Date: 2007-01-24 03:54 pm (UTC)
And no, the ape/mammal comparison is inapplicable. That is not how these systems are classified. And I have not misunderstood my textbook. Here is how that book - again, it's Geography of Elections by Taylor and Johnston - classifies the systems it discusses.

1. The Plurality System

(i) The plurality system in single-member constituencies

(ii) Multi-member plurality sytems

(iii) Weighted plurality systems

2. Preferential systems

(i) Single-member preferential systems

(a) The alternative vote [i.e.
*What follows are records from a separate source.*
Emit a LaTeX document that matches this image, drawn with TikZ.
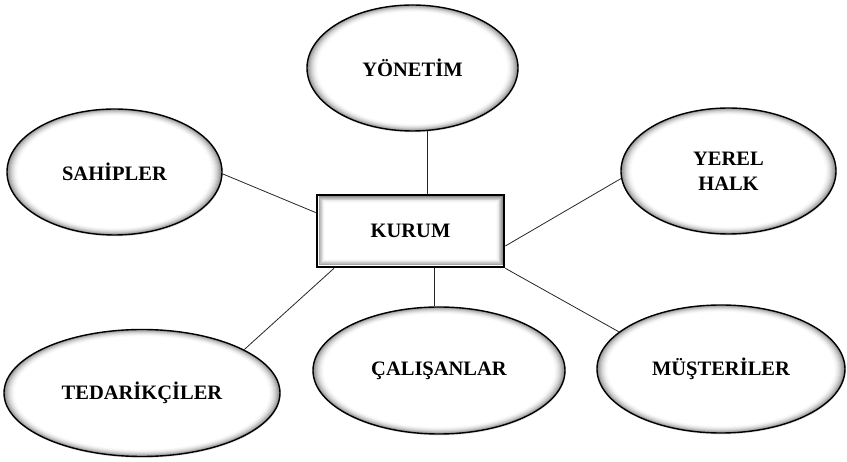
\documentclass[tikz,border=0pt]{standalone}
\usepackage{fontspec}
\setmainfont{Liberation Serif}
\usetikzlibrary{shapes.geometric,shadows}

\tikzset{
  label font/.style={font=\bfseries\fontsize{20.5}{25}\selectfont, text=black, align=center},
  % ellipse with a soft grey rim: #1, #2 are the half axes in pt
  actor/.style 2 args={ellipse, draw=black, line width=1.4pt, inner sep=0pt,
    fill=white, minimum width=2*#1 pt, minimum height=2*#2 pt, label font,
    drop shadow={opacity=0.22, shadow xshift=0.5pt, shadow yshift=-1.4pt},
    path picture={
      \foreach \k in {0,...,11}{
        \pgfmathtruncatemacro\greyval{52*(1-\k/12)^2}
        \draw[black!\greyval, line width=1.4pt]
          (path picture bounding box.center) ellipse
          [x radius={#1pt-\k*1.05pt}, y radius={#2pt-\k*0.7pt}];
      }}},
  hub/.style={rectangle, draw=black, line width=2.6pt, inner sep=0pt,
    minimum width=187pt, minimum height=72pt, fill=white, label font,
    path picture={
      \foreach \k in {1,...,9}{
        \pgfmathsetmacro\inset{1.2+0.8*\k}
        \pgfmathtruncatemacro\greyval{55*(1-\k/10)^2}
        \draw[black!\greyval, line width=1pt]
          ([shift={(\inset pt,\inset pt)}]path picture bounding box.south west) rectangle
          ([shift={(-\inset pt,-\inset pt)}]path picture bounding box.north east);
      }}},
  link/.style={draw=black!85, line width=0.8pt},
}

\begin{document}
\begin{tikzpicture}[x=1pt, y=-1pt]
\useasboundingbox (0,0) rectangle (847,462);

\node[hub] (kurum) at (410.5,231) {KURUM};

\node[actor={105.5}{63}] (yonetim) at (412.5,68) {YÖNETİM};
\node[actor={107.5}{63}] (sahipler) at (114.5,172) {SAHİPLER};
\node[actor={107.5}{63}] (yerel) at (728.5,171) {YEREL\\HALK};
\node[actor={138}{63.5}] (tedarik) at (142,393) {TEDARİKÇİLER};
\node[actor={126}{63.5}] (calisan) at (439,370.5) {ÇALIŞANLAR};
\node[actor={124}{64}] (musteri) at (721,369) {MÜŞTERİLER};

\draw[link] (yonetim.-77) -- (yonetim.-77 |- kurum.north);
\draw[link] (sahipler.-1.6) -- (kurum.169);
\draw[link] (yerel.-176.2) -- (kurum.-9.7);
\draw[link] (tedarik.23.6) -- (kurum.-154.5);
\draw[link] (calisan.94.5) -- (calisan.94.5 |- kurum.south);
\draw[link] (musteri.160.6) -- (kurum.south east);
\end{tikzpicture}
\end{document}
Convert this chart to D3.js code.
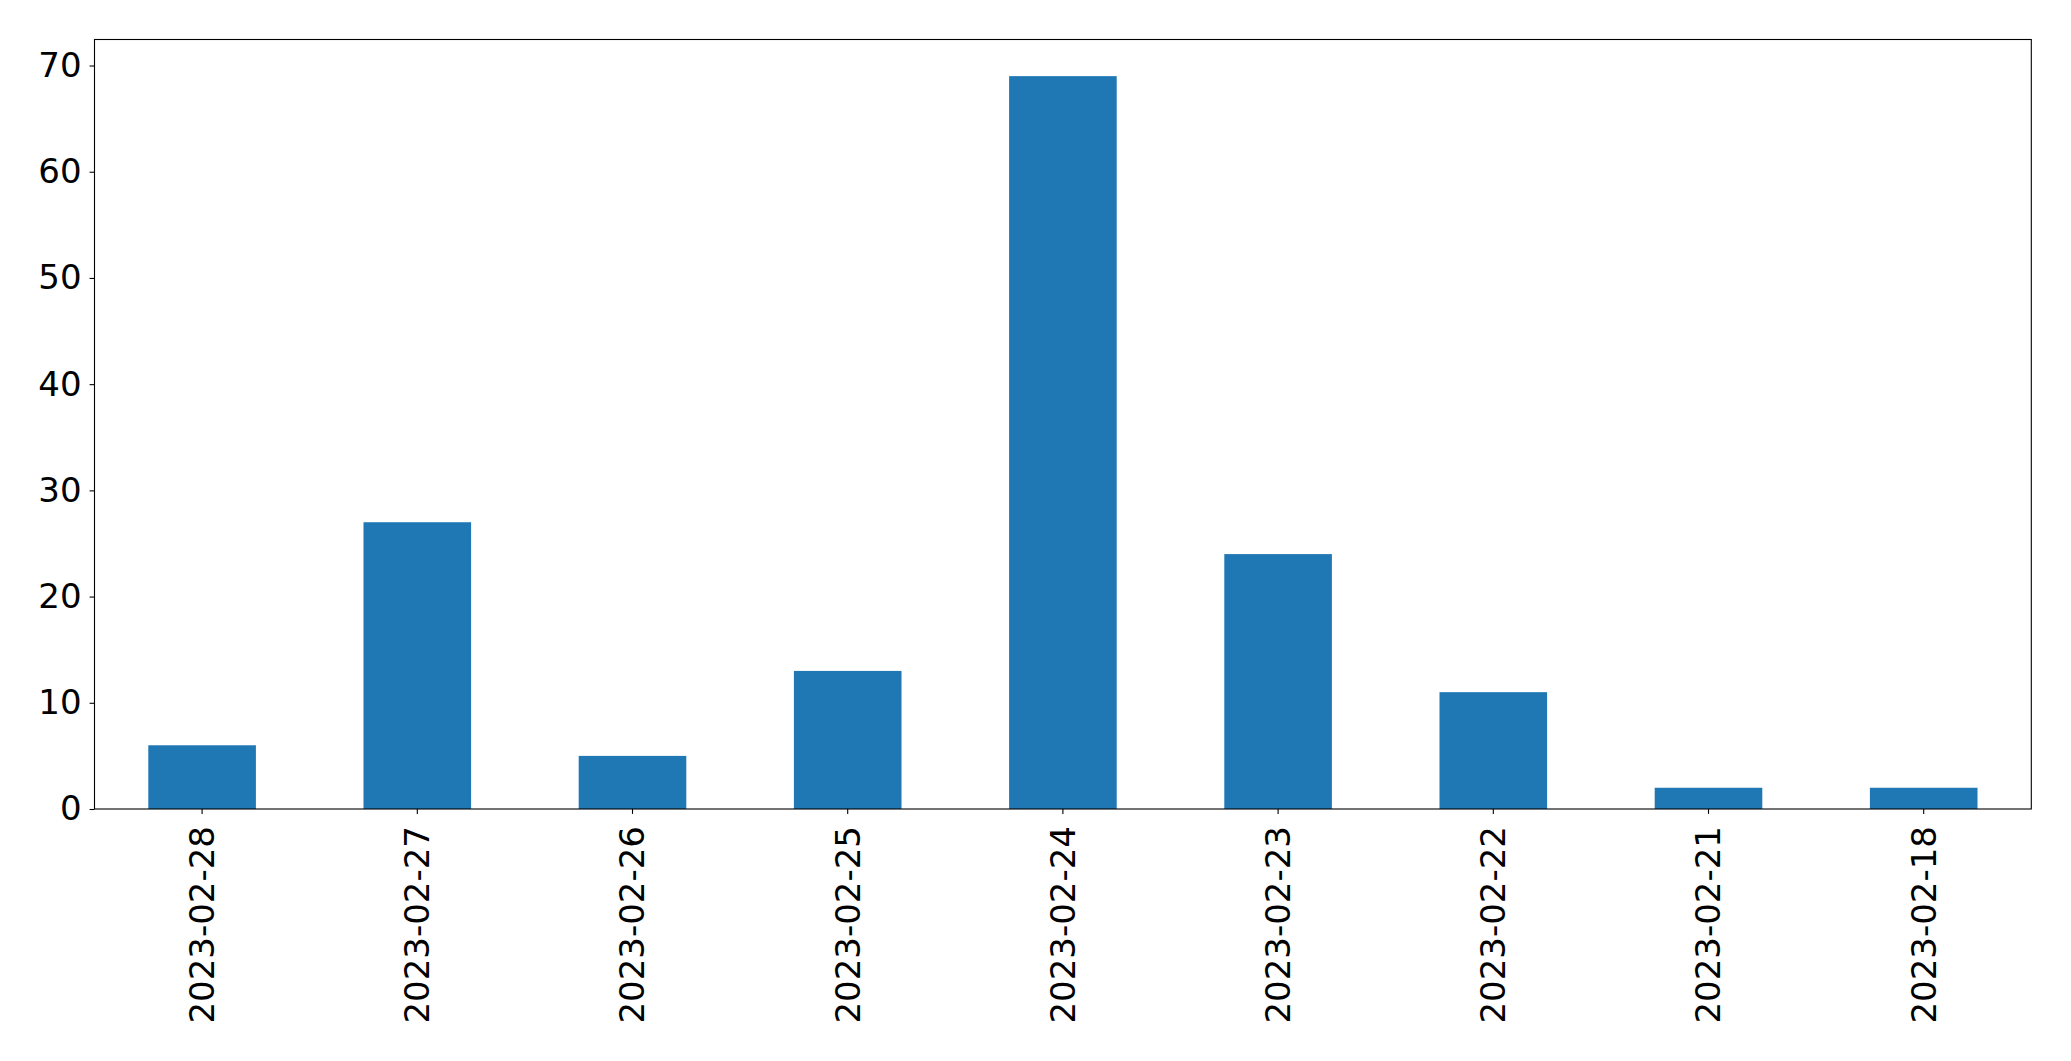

IRV, which did not yet have that name]

(b) The double-ballot

(ii) Multi-member preferential systems

(a) The single transferable vote

3. List systems

(i) The simultaneous list

(ii) The local list

(iii) The party list

4. Mixed systems [which it doesn't enumerate in a list]

In the description of STV, page 59 of the Penguin edition, it says, "If, as with our hypothetical example, no candidate exceeds the quota of 651 and there are still seats to be filled, the procedure used in the alternative vote [that is, IRV] is operated."

So it acknowledges the relationship between the two, but you see that it depicts STV as borrowing the procedure for IRV - which, in fact, it does not always need to do in actual cases - not as IRV being a special case of STV.

You can look at them that way if you want, but it is not inaccurate to say that they are different systems and that a single-winner election using it should say it is using IRV, not STV.